Exercise description
Please retype the data in full and exactly; the pictures are not part of the copy.

Raw data
>> Begin

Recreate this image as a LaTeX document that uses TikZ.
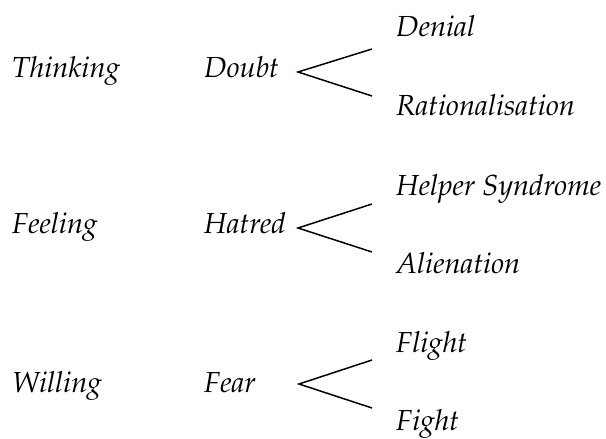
\documentclass[tikz,border=0pt]{standalone}
\usepackage[T1]{fontenc}
\usepackage{mathpazo}
\begin{document}
\begin{tikzpicture}[x=1pt,y=-1pt,
  lbl/.style={anchor=base west,inner sep=0pt,font=\fontsize{29}{35}\selectfont\itshape},
  branch/.style={line width=1.5pt}]
\useasboundingbox (0,0) rectangle (606,439);
% row 1
\node[lbl] (thinking) at (12,77) {Thinking};
\node[lbl] (doubt) at (204,77) {Doubt};
\node[lbl] (denial) at (396,36) {Denial};
\node[lbl] (rational) at (396,115) {Rationalisation};
\coordinate (v1) at (298,72);
\coordinate (u1) at (372,49);
\coordinate (l1) at (372,96);
\draw[branch] (u1) -- (v1) -- (l1);
% row 2
\node[lbl] (feeling) at (12,233) {Feeling};
\node[lbl] (hatred) at (204,233) {Hatred};
\node[lbl] (helper) at (396,195) {Helper Syndrome};
\node[lbl] (alien) at (396,273) {Alienation};
\coordinate (v2) at (298,228);
\coordinate (u2) at (372,204);
\coordinate (l2) at (372,252);
\draw[branch] (u2) -- (v2) -- (l2);
% row 3
\node[lbl] (willing) at (12,392) {Willing};
\node[lbl] (fear) at (204,392) {Fear};
\node[lbl] (flight) at (396,352) {Flight};
\node[lbl] (fight) at (396,430) {Fight};
\coordinate (v3) at (299,384);
\coordinate (u3) at (372,360);
\coordinate (l3) at (372,408);
\draw[branch] (u3) -- (v3) -- (l3);
\end{tikzpicture}
\end{document}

>> End

Output for this exercise
Recreate this image as a LaTeX document that uses TikZ.
\documentclass[tikz,border=0pt]{standalone}
\usepackage[T1]{fontenc}
\usepackage{mathpazo}
\begin{document}
\begin{tikzpicture}[x=1pt,y=-1pt,
  lbl/.style={anchor=base west,inner sep=0pt,font=\fontsize{29}{35}\selectfont\itshape},
  branch/.style={line width=1.5pt}]
\useasboundingbox (0,0) rectangle (606,439);
% row 1
\node[lbl] (thinking) at (12,77) {Thinking};
\node[lbl] (doubt) at (204,77) {Doubt};
\node[lbl] (denial) at (396,36) {Denial};
\node[lbl] (rational) at (396,115) {Rationalisation};
\coordinate (v1) at (298,72);
\coordinate (u1) at (372,49);
\coordinate (l1) at (372,96);
\draw[branch] (u1) -- (v1) -- (l1);
% row 2
\node[lbl] (feeling) at (12,233) {Feeling};
\node[lbl] (hatred) at (204,233) {Hatred};
\node[lbl] (helper) at (396,195) {Helper Syndrome};
\node[lbl] (alien) at (396,273) {Alienation};
\coordinate (v2) at (298,228);
\coordinate (u2) at (372,204);
\coordinate (l2) at (372,252);
\draw[branch] (u2) -- (v2) -- (l2);
% row 3
\node[lbl] (willing) at (12,392) {Willing};
\node[lbl] (fear) at (204,392) {Fear};
\node[lbl] (flight) at (396,352) {Flight};
\node[lbl] (fight) at (396,430) {Fight};
\coordinate (v3) at (299,384);
\coordinate (u3) at (372,360);
\coordinate (l3) at (372,408);
\draw[branch] (u3) -- (v3) -- (l3);
\end{tikzpicture}
\end{document}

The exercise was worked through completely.